Thought question: Would you still act and do what you do if no one ever saw, heard or knew about what you were doing? In other words are you living the Gospel despite who sees it?

Thursday, May 14, 2009

Blind Faith

5.14.09

1 Peter 1:8-9 "Though you have not seen Him, you love Him; and even though you do not see Him now, you believe in Him and are filled with an inexpressable and glorious joy, for you are receiving the goal of your faith, the salvation of your souls."

When I was little I can remember getting ready for bed and saying goodnight to my mother. Each night she would tuck me in and say goodnight and go to the door to shut it and I would plead with her to leave it open as much as possible and she would almost always concede (I think do to the fact that I would have screamed like a air raid siren if she hadn't). She would however always shut out the lights and that would send me into a state of fear that was like nothing one could ever imagine. I was so afraid of the dark it wasn't funny. The reason being because I was 100% sure that some sort of undead creature or ghost was going to come after me. It never helped that I had older siblings that convinced me, after watching the movie Night of the Living Dead, that there were really living dead people found in Kansas and they weren't sure how to kill them.

Anyway my only combat against the creatures of the night was to hide desperately under my blanket and leave only a hole enough for me to breathe. Some how in my mind my blanket made it impossible for anything to see me. The fact was that I thought if they didn't see me than they couldn't get me. I was little how was I to know that a small bit of fabric and cotton wasn't keeping anything out. That blanket was used to make forts and strongholds that no weapon could take out, what would keep it from stopping the undead while I slept?
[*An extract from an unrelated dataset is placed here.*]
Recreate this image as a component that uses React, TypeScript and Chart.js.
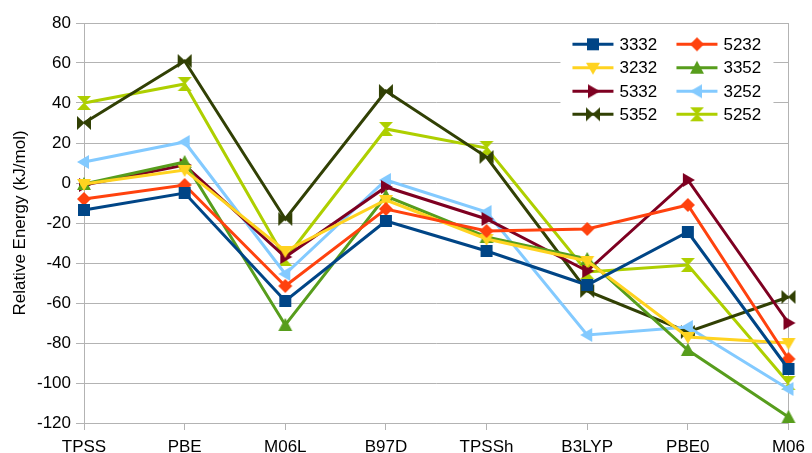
import React, { useEffect, useRef } from 'react';
import { Chart, registerables } from 'chart.js';
Chart.register(...registerables);

const categories = ['TPSS', 'PBE', 'M06L', 'B97D', 'TPSSh', 'B3LYP', 'PBE0', 'M06'];
const yTicks = [80, 60, 40, 20, 0, -20, -40, -60, -80, -100, -120];

const seriesNames = ['3332', '5232', '3232', '3352', '5332', '3252', '5352', '5252'];
const s3332 = [-13.5, -5, -59, -19, -34, -51, -24.5, -93];
const s5232 = [-8, -1, -51.5, -13, -24, -23, -11, -88];
const s3232 = [-0.5, 6.5, -34, -8.5, -28, -39, -77, -80];
const s3352 = [-0.5, 10.5, -71, -6.5, -27, -38, -83.5, -117];
const s5332 = [-1, 9, -37, -2, -18, -44, 1.5, -70];
const s3252 = [10.5, 20.5, -45.5, 1.5, -14.5, -76, -72, -103];
const s5352 = [30, 61, -18, 46, 13, -54, -74.5, -57];
const s5252 = [40, 49.5, -38, 27, 17.5, -44.5, -41, -100];

const seriesValues = [s3332, s5232, s3232, s3352, s5332, s3252, s5352, s5252];
const seriesColors = ['#004586', '#ff420e', '#ffd320', '#579d1c', '#7e0021', '#83caff', '#314004', '#aecf00'];
const seriesShapes = ['square', 'diamond', 'triDown', 'triUp', 'triRight', 'triLeft', 'bowtie', 'hourglass'];

function makeMarker(shape: string, color: string): HTMLCanvasElement {
  const size = 18;
  const cv = document.createElement('canvas');
  cv.width = size;
  cv.height = size;
  const ctx = cv.getContext('2d')!;
  const c = size / 2;
  ctx.fillStyle = color;
  const poly = (pts: number[][]) => {
    ctx.beginPath();
    ctx.moveTo(pts[0][0], pts[0][1]);
    for (let i = 1; i < pts.length; i++) ctx.lineTo(pts[i][0], pts[i][1]);
    ctx.closePath();
    ctx.fill();
  };
  switch (shape) {
    case 'square':
      ctx.fillRect(c - 6, c - 6, 12, 12);
      break;
    case 'diamond':
      poly([[c, c - 7], [c + 7, c], [c, c + 7], [c - 7, c]]);
      break;
    case 'triDown':
      poly([[c - 7, c - 5], [c + 7, c - 5], [c, c + 7]]);
      break;
    case 'triUp':
      poly([[c - 7, c + 6], [c + 7, c + 6], [c, c - 7]]);
      break;
    case 'triRight':
      poly([[c - 5, c - 7], [c - 5, c + 7], [c + 7, c]]);
      break;
    case 'triLeft':
      poly([[c + 5, c - 7], [c + 5, c + 7], [c - 7, c]]);
      break;
    case 'bowtie':
      poly([[c - 7, c - 7], [c + 0.5, c], [c - 7, c + 7]]);
      poly([[c + 7, c - 7], [c - 0.5, c], [c + 7, c + 7]]);
      break;
    case 'hourglass':
      poly([[c - 7, c - 7], [c + 7, c - 7], [c, c + 0.5]]);
      poly([[c - 7, c + 7], [c + 7, c + 7], [c, c - 0.5]]);
      break;
  }
  return cv;
}

const FONT = '"Liberation Sans", Arial, sans-serif';
const GRID = '#b3b3b3';

export default function App() {
  const ref = useRef<HTMLCanvasElement | null>(null);

  useEffect(() => {
    document.body.style.margin = '0';
    const markers = seriesShapes.map((s, i) => makeMarker(s, seriesColors[i]));

    const legendPlugin = {
      id: 'customLegend',
      afterDraw(chart: any) {
        const ctx = chart.ctx as CanvasRenderingContext2D;
        const area = chart.chartArea;
        const boxRight = area.right - 15;
        const boxLeft = boxRight - 213;
        const boxTop = area.top + 6;
        ctx.save();
        ctx.fillStyle = '#ffffff';
        ctx.fillRect(boxLeft, boxTop, 213, 100);
        ctx.font = `17px ${FONT}`;
        ctx.textBaseline = 'middle';
        ctx.textAlign = 'left';
        const rowY = [44.3, 67.7, 91.3, 114.3];
        const colX = [boxLeft + 12, boxLeft + 116];
        seriesNames.forEach((name, i) => {
          const row = Math.floor(i / 2);
          const col = i % 2;
          const x0 = colX[col];
          const y = rowY[row];
          ctx.strokeStyle = seriesColors[i];
          ctx.lineWidth = 3;
          ctx.beginPath();
          ctx.moveTo(x0, y);
          ctx.lineTo(x0 + 41, y);
          ctx.stroke();
          const m = markers[i];
          ctx.drawImage(m, x0 + 20.5 - m.width / 2, y - m.height / 2);
          ctx.fillStyle = '#000000';
          ctx.fillText(name, x0 + 47, y + 1);
        });
        ctx.restore();
      },
    };

    const chart = new Chart(ref.current!, {
      type: 'line',
      data: {
        labels: categories,
        datasets: seriesNames.map((name, i) => ({
          label: name,
          data: seriesValues[i],
          borderColor: seriesColors[i],
          backgroundColor: seriesColors[i],
          borderWidth: 3,
          pointStyle: markers[i] as any,
          pointRadius: 6,
          pointHoverRadius: 6,
          tension: 0,
          fill: false,
          clip: false as any,
        })),
      },
      options: {
        responsive: false,
        animation: false,
        events: [],
        layout: { padding: { left: 0, right: 19, top: 23, bottom: 0 } },
        plugins: {
          legend: { display: false },
          tooltip: { enabled: false },
        },
        scales: {
          x: {
            type: 'category',
            offset: false,
            afterFit: (s: any) => { s.height = 30; },
            grid: {
              color: (ctx: any) => (ctx.index === 0 || ctx.index === categories.length - 1 ? GRID : 'rgba(0,0,0,0)'),
              tickColor: GRID,
              tickLength: 7,
              lineWidth: 1,
            },
            border: { display: true, color: GRID },
            ticks: {
              color: '#000000',
              font: { family: FONT, size: 17 },
              padding: 7,
              maxRotation: 0,
              autoSkip: false,
            },
          },
          y: {
            min: -120,
            max: 80,
            afterFit: (s: any) => { s.width = 84; },
            afterBuildTicks: (s: any) => { s.ticks = yTicks.map((v) => ({ value: v })); },
            grid: { color: GRID, tickColor: GRID, tickLength: 8, lineWidth: 1 },
            border: { display: true, color: GRID },
            ticks: {
              color: '#000000',
              font: { family: FONT, size: 17 },
              padding: 5,
              stepSize: 20,
            },
            title: {
              display: true,
              text: 'Relative Energy (kJ/mol)',
              color: '#000000',
              font: { family: FONT, size: 17 },
              padding: { top: 10, bottom: 0 },
            },
          },
        },
      },
      plugins: [legendPlugin],
    });
    return () => chart.destroy();
  }, []);

  return (
    <div style={{ position: 'absolute', left: 0, top: 0, width: 812, height: 453, background: '#ffffff' }}>
      <canvas ref={ref} width={812} height={453} style={{ width: 812, height: 453, display: 'block' }} />
    </div>
  );
}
Whether or not the blanket would stop the ghouls and goblins of night was not the issue, and obviously it worked because I'm here today to write. The issue is as a child I was completely convinced that something was out there to get me and I had never seen an undead person or a ghost in my room. I had never once witnessed a zombie attack anyone and further more had never once seen a news report that would support such a claim. It remains that I believed strictly on the fact that someone told me that the undead were real and they wanted to suck my brains out. I was very much influenced by the words of another human being.
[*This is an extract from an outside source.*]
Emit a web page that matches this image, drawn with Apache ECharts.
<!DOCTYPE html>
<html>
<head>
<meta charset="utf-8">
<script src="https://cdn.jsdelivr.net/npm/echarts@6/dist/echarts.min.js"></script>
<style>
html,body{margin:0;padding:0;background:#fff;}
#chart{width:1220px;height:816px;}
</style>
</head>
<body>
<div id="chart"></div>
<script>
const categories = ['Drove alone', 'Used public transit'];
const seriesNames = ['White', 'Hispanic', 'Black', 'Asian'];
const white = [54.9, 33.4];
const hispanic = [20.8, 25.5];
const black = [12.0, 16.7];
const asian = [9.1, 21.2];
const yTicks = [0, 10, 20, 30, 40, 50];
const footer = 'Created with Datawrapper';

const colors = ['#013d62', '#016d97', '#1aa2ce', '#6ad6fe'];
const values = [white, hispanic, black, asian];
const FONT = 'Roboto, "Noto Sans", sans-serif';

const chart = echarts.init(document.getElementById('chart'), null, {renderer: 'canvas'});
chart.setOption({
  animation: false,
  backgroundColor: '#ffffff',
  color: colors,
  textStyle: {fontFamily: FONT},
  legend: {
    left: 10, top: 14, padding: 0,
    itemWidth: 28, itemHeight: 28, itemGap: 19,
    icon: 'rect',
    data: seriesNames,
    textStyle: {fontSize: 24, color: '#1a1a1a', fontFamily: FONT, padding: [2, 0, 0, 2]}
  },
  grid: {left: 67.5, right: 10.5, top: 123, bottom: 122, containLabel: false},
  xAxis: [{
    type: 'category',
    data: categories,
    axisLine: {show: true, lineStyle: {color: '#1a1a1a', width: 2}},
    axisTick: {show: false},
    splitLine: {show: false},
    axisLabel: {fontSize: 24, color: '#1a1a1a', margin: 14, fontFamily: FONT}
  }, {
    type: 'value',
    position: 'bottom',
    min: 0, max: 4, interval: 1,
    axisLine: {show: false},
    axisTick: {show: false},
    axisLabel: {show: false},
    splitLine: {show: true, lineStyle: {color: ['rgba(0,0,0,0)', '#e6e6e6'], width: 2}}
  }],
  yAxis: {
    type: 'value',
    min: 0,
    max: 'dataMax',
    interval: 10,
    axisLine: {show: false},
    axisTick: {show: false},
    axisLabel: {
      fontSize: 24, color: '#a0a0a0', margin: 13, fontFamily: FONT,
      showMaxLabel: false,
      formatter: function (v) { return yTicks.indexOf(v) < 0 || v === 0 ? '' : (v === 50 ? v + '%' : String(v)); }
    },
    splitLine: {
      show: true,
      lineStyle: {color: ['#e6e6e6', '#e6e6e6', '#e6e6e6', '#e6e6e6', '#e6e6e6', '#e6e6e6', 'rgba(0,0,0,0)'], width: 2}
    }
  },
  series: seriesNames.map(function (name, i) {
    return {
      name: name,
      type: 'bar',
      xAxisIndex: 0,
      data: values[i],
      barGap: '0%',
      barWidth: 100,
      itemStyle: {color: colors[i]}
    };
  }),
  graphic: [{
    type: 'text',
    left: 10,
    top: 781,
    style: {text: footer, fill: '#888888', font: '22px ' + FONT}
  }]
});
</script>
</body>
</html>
It seems to me that this is the way that the early Christian church had to have gotten started. It took hundreds and thousands of people who would take on the attributes of children and just believe the words of others. They would have to take to listening to the experiences of folks who walked with Christ. Jesus often talked about wanting us to be like little children with our faith. He wanted us so badly to trust and believe in Him. Like me with my older siblings Jesus wants us to hear His words and believe in them.
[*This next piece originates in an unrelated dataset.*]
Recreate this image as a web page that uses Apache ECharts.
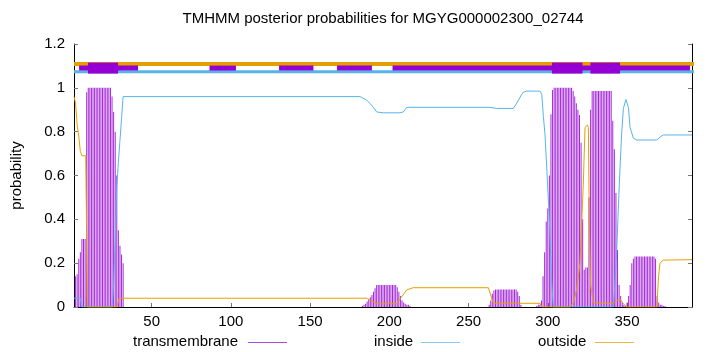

This childlike faith does not mean that we become drones and robots to the faith and every thing everyone tells us. It means that we trust in One, the one who claimed to be Immanuel, God with us. Hebrews 11 talks about faith being sure of what we hope for and certain of what we do not see. I think this verse and the verse in 1 Peter sum up what Jesus wants for us more than anything in our personal walks with Him. I believe He wants us to have faith that He is who claims to be, and the fact of the matter is that He is a loving Savior with a desire to walk with us everyday.

Thought question: For you what does childlike faith mean you have to let go of? In other words what keeps you from just believing without having to see the actual physical evidence?